■ **Directions for this task**
Exactly reproduce the entries, dropping any pictures from your copy.

======== Dataset ========

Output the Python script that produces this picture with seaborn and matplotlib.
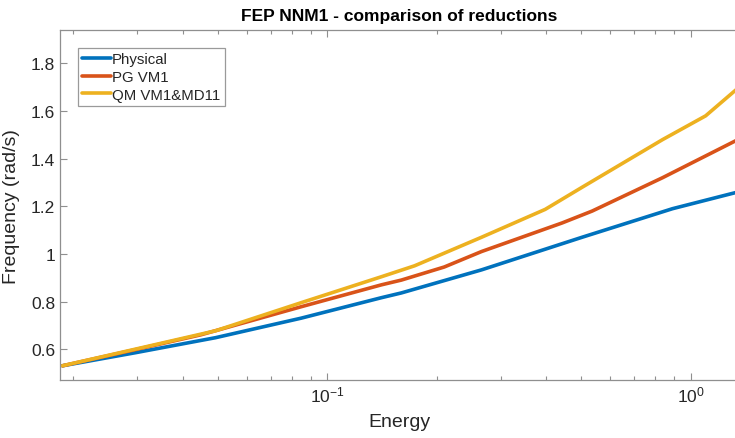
import numpy as np
import pandas as pd
import matplotlib
matplotlib.use("Agg")
import matplotlib.pyplot as plt
from matplotlib.ticker import FuncFormatter, FixedLocator, LogLocator
import seaborn as sns

# Energy / frequency backbone curves for each reduction
physical_energy = [0.0187, 0.0297, 0.0493, 0.0848, 0.141, 0.160, 0.266, 0.503, 0.892, 1.349]
physical_freq = [0.530, 0.585, 0.648, 0.730, 0.816, 0.836, 0.933, 1.070, 1.190, 1.260]

pg_energy = [0.0187, 0.0297, 0.0449, 0.0848, 0.141, 0.160, 0.210, 0.266, 0.443, 0.536, 0.837, 1.349]
pg_freq = [0.530, 0.598, 0.660, 0.778, 0.870, 0.890, 0.945, 1.010, 1.130, 1.180, 1.320, 1.480]

qm_energy = [0.0187, 0.0297, 0.0493, 0.0848, 0.141, 0.174, 0.266, 0.398, 0.503, 0.837, 1.100, 1.349]
qm_freq = [0.530, 0.600, 0.677, 0.795, 0.904, 0.950, 1.070, 1.187, 1.280, 1.480, 1.580, 1.696]

series_names = ["Physical", "PG VM1", "QM VM1&MD11"]
series_colors = ["#0072BD", "#D95319", "#EDB120"]

frames = []
for name, e, f in zip(series_names,
                      [physical_energy, pg_energy, qm_energy],
                      [physical_freq, pg_freq, qm_freq]):
    frames.append(pd.DataFrame({"Energy": e, "Frequency": f, "Model": name}))
df = pd.concat(frames, ignore_index=True)

sns.set_style("white")
plt.rcParams["font.family"] = ["Liberation Sans", "DejaVu Sans"]
plt.rcParams["mathtext.fontset"] = "custom"
plt.rcParams["mathtext.rm"] = "Liberation Sans"
plt.rcParams["mathtext.it"] = "Liberation Sans"

fig = plt.figure(figsize=(7.35, 4.39), dpi=100)
ax = fig.add_axes([0.0816, 0.132, 0.9184 + 0.004, 0.797])

sns.lineplot(data=df, x="Energy", y="Frequency", hue="Model",
             hue_order=series_names, palette=series_colors,
             estimator=None, sort=False, linewidth=2.6, ax=ax)

ax.set_xscale("log")
ax.set_xlim(0.0184, 1.35)
ax.set_ylim(0.47, 1.94)
ax.xaxis.set_major_locator(LogLocator(base=10))
ax.xaxis.set_minor_locator(LogLocator(base=10, subs=np.arange(2, 10)))

ax.yaxis.set_major_locator(FixedLocator([0.6, 0.8, 1.0, 1.2, 1.4, 1.6, 1.8]))
ax.yaxis.set_major_formatter(FuncFormatter(lambda v, p: f"{v:g}"))

text_color = "#262626"
spine_color = "#8f8f8f"
for side in ["left", "bottom", "top"]:
    ax.spines[side].set_color(spine_color)
    ax.spines[side].set_linewidth(0.9)
ax.spines["right"].set_visible(False)

ax.tick_params(axis="both", which="both", direction="in",
               bottom=True, top=True, left=True, right=False,
               colors=spine_color, labelcolor=text_color, labelsize=12.5)
ax.tick_params(axis="both", which="major", length=5, width=0.8)
ax.tick_params(axis="both", which="minor", length=3, width=0.8)
ax.tick_params(axis="y", which="minor", left=False)

ax.set_xlabel("Energy", fontsize=14, color=text_color, labelpad=6)
ax.set_ylabel("Frequency (rad/s)", fontsize=14, color=text_color, labelpad=8)
ax.set_title("FEP NNM1 - comparison of reductions", fontsize=12.5,
             fontweight="bold", color="black", pad=7)

leg = ax.legend(loc="upper left", bbox_to_anchor=(0.026, 0.95), fontsize=10.8,
                frameon=True, fancybox=False, framealpha=1.0,
                handlelength=1.9, handletextpad=0.1,
                borderpad=0.3, labelspacing=0.25, borderaxespad=0.0)
leg.get_frame().set_edgecolor("#9a9a9a")
leg.get_frame().set_linewidth(0.9)
for line in leg.get_lines():
    line.set_linewidth(2.6)
for t in leg.get_texts():
    t.set_color(text_color)

fig.savefig("out.png", dpi=100)
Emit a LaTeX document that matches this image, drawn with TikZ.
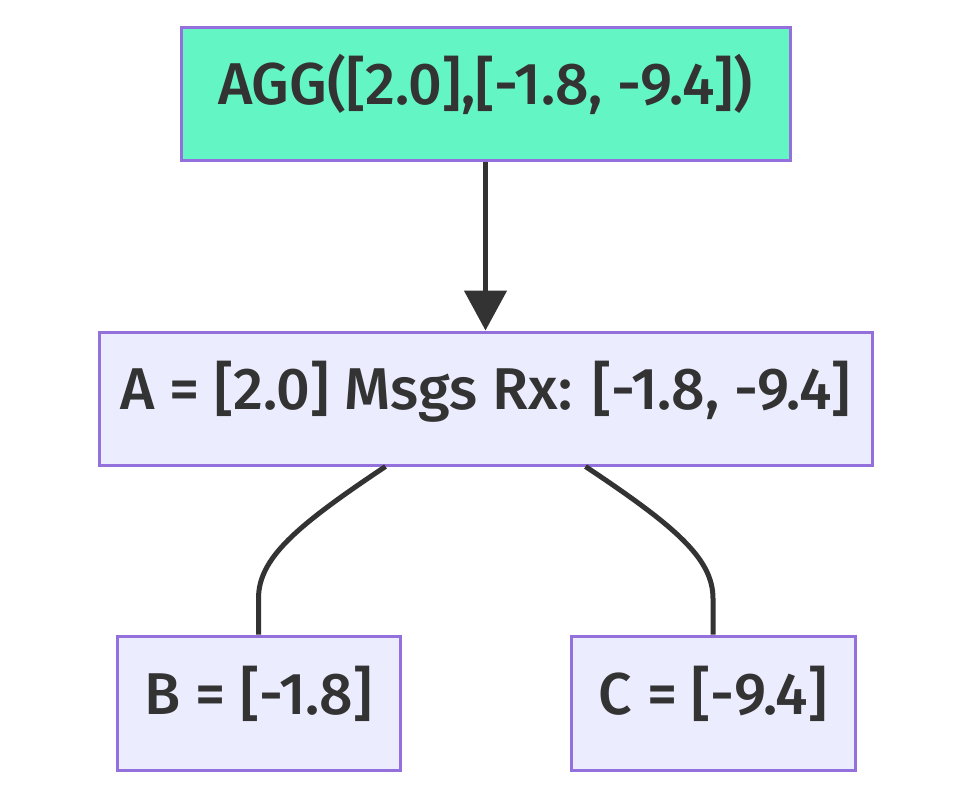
\documentclass[tikz,border=0pt]{standalone}
\usepackage{fontspec}
\setmainfont{Fira Sans}[UprightFont=* Medium]
\usetikzlibrary{arrows.meta}
\definecolor{aggfill}{HTML}{64F5C4}
\definecolor{nodefill}{HTML}{ECECFF}
\definecolor{nodeborder}{HTML}{9370DB}
\definecolor{ink}{HTML}{333333}
\begin{document}
\begin{tikzpicture}[x=1pt,y=-1pt,
  box/.style={draw=nodeborder,line width=3pt,fill=nodefill,text=ink,inner sep=0pt,
    text height=42pt,text depth=20pt,
    font=\fontsize{59}{65}\selectfont},
  link/.style={draw=ink,line width=5pt}]
\useasboundingbox[fill=white] (0,0) rectangle (972,798);
\node[box,fill=aggfill,minimum width=609pt,minimum height=133pt] (agg) at (485.5,93.5) {AGG([2.0],[-1.8, -9.4])};
\node[box,minimum width=773pt,minimum height=133pt] (a) at (485.5,398.5) {A = [2.0] Msgs Rx: [-1.8, -9.4]};
\node[box,minimum width=283pt,minimum height=134pt] (b) at (258.5,703) {B = [-1.8]};
\node[box,minimum width=284pt,minimum height=134pt] (c) at (713,703) {C = [-9.4]};
\draw[link,-{Triangle[length=40pt,width=42pt]}] (agg.south) -- (a.north);
\coordinate (al) at ([xshift=-100pt]a.south);
\coordinate (ar) at ([xshift=100pt]a.south);
\draw[link] (al) .. controls ([xshift=-90pt,yshift=-60pt]al) and ([yshift=76pt]b.north) .. ([yshift=36pt]b.north) -- (b.north);
\draw[link] (ar) .. controls ([xshift=90pt,yshift=-60pt]ar) and ([yshift=76pt]c.north) .. ([yshift=36pt]c.north) -- (c.north);
\end{tikzpicture}
\end{document}
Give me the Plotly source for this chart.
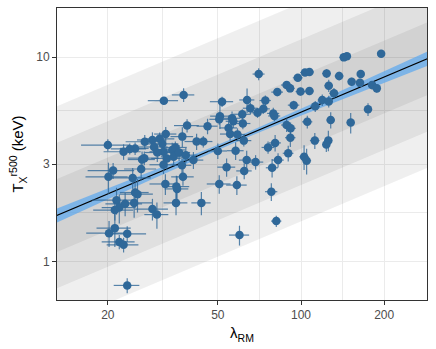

========

■ **Problem solution**
Output the Python script that produces this picture with seaborn and matplotlib.
import numpy as np
import pandas as pd
import matplotlib
matplotlib.use("Agg")
import matplotlib.pyplot as plt
from matplotlib.ticker import FuncFormatter, FixedLocator, LogLocator
import seaborn as sns

# Energy / frequency backbone curves for each reduction
physical_energy = [0.0187, 0.0297, 0.0493, 0.0848, 0.141, 0.160, 0.266, 0.503, 0.892, 1.349]
physical_freq = [0.530, 0.585, 0.648, 0.730, 0.816, 0.836, 0.933, 1.070, 1.190, 1.260]

pg_energy = [0.0187, 0.0297, 0.0449, 0.0848, 0.141, 0.160, 0.210, 0.266, 0.443, 0.536, 0.837, 1.349]
pg_freq = [0.530, 0.598, 0.660, 0.778, 0.870, 0.890, 0.945, 1.010, 1.130, 1.180, 1.320, 1.480]

qm_energy = [0.0187, 0.0297, 0.0493, 0.0848, 0.141, 0.174, 0.266, 0.398, 0.503, 0.837, 1.100, 1.349]
qm_freq = [0.530, 0.600, 0.677, 0.795, 0.904, 0.950, 1.070, 1.187, 1.280, 1.480, 1.580, 1.696]

series_names = ["Physical", "PG VM1", "QM VM1&MD11"]
series_colors = ["#0072BD", "#D95319", "#EDB120"]

frames = []
for name, e, f in zip(series_names,
                      [physical_energy, pg_energy, qm_energy],
                      [physical_freq, pg_freq, qm_freq]):
    frames.append(pd.DataFrame({"Energy": e, "Frequency": f, "Model": name}))
df = pd.concat(frames, ignore_index=True)

sns.set_style("white")
plt.rcParams["font.family"] = ["Liberation Sans", "DejaVu Sans"]
plt.rcParams["mathtext.fontset"] = "custom"
plt.rcParams["mathtext.rm"] = "Liberation Sans"
plt.rcParams["mathtext.it"] = "Liberation Sans"

fig = plt.figure(figsize=(7.35, 4.39), dpi=100)
ax = fig.add_axes([0.0816, 0.132, 0.9184 + 0.004, 0.797])

sns.lineplot(data=df, x="Energy", y="Frequency", hue="Model",
             hue_order=series_names, palette=series_colors,
             estimator=None, sort=False, linewidth=2.6, ax=ax)

ax.set_xscale("log")
ax.set_xlim(0.0184, 1.35)
ax.set_ylim(0.47, 1.94)
ax.xaxis.set_major_locator(LogLocator(base=10))
ax.xaxis.set_minor_locator(LogLocator(base=10, subs=np.arange(2, 10)))

ax.yaxis.set_major_locator(FixedLocator([0.6, 0.8, 1.0, 1.2, 1.4, 1.6, 1.8]))
ax.yaxis.set_major_formatter(FuncFormatter(lambda v, p: f"{v:g}"))

text_color = "#262626"
spine_color = "#8f8f8f"
for side in ["left", "bottom", "top"]:
    ax.spines[side].set_color(spine_color)
    ax.spines[side].set_linewidth(0.9)
ax.spines["right"].set_visible(False)

ax.tick_params(axis="both", which="both", direction="in",
               bottom=True, top=True, left=True, right=False,
               colors=spine_color, labelcolor=text_color, labelsize=12.5)
ax.tick_params(axis="both", which="major", length=5, width=0.8)
ax.tick_params(axis="both", which="minor", length=3, width=0.8)
ax.tick_params(axis="y", which="minor", left=False)

ax.set_xlabel("Energy", fontsize=14, color=text_color, labelpad=6)
ax.set_ylabel("Frequency (rad/s)", fontsize=14, color=text_color, labelpad=8)
ax.set_title("FEP NNM1 - comparison of reductions", fontsize=12.5,
             fontweight="bold", color="black", pad=7)

leg = ax.legend(loc="upper left", bbox_to_anchor=(0.026, 0.95), fontsize=10.8,
                frameon=True, fancybox=False, framealpha=1.0,
                handlelength=1.9, handletextpad=0.1,
                borderpad=0.3, labelspacing=0.25, borderaxespad=0.0)
leg.get_frame().set_edgecolor("#9a9a9a")
leg.get_frame().set_linewidth(0.9)
for line in leg.get_lines():
    line.set_linewidth(2.6)
for t in leg.get_texts():
    t.set_color(text_color)

fig.savefig("out.png", dpi=100)
Emit a LaTeX document that matches this image, drawn with TikZ.
\documentclass[tikz,border=0pt]{standalone}
\usepackage{fontspec}
\setmainfont{Fira Sans}[UprightFont=* Medium]
\usetikzlibrary{arrows.meta}
\definecolor{aggfill}{HTML}{64F5C4}
\definecolor{nodefill}{HTML}{ECECFF}
\definecolor{nodeborder}{HTML}{9370DB}
\definecolor{ink}{HTML}{333333}
\begin{document}
\begin{tikzpicture}[x=1pt,y=-1pt,
  box/.style={draw=nodeborder,line width=3pt,fill=nodefill,text=ink,inner sep=0pt,
    text height=42pt,text depth=20pt,
    font=\fontsize{59}{65}\selectfont},
  link/.style={draw=ink,line width=5pt}]
\useasboundingbox[fill=white] (0,0) rectangle (972,798);
\node[box,fill=aggfill,minimum width=609pt,minimum height=133pt] (agg) at (485.5,93.5) {AGG([2.0],[-1.8, -9.4])};
\node[box,minimum width=773pt,minimum height=133pt] (a) at (485.5,398.5) {A = [2.0] Msgs Rx: [-1.8, -9.4]};
\node[box,minimum width=283pt,minimum height=134pt] (b) at (258.5,703) {B = [-1.8]};
\node[box,minimum width=284pt,minimum height=134pt] (c) at (713,703) {C = [-9.4]};
\draw[link,-{Triangle[length=40pt,width=42pt]}] (agg.south) -- (a.north);
\coordinate (al) at ([xshift=-100pt]a.south);
\coordinate (ar) at ([xshift=100pt]a.south);
\draw[link] (al) .. controls ([xshift=-90pt,yshift=-60pt]al) and ([yshift=76pt]b.north) .. ([yshift=36pt]b.north) -- (b.north);
\draw[link] (ar) .. controls ([xshift=90pt,yshift=-60pt]ar) and ([yshift=76pt]c.north) .. ([yshift=36pt]c.north) -- (c.north);
\end{tikzpicture}
\end{document}
Give me the Plotly source for this chart.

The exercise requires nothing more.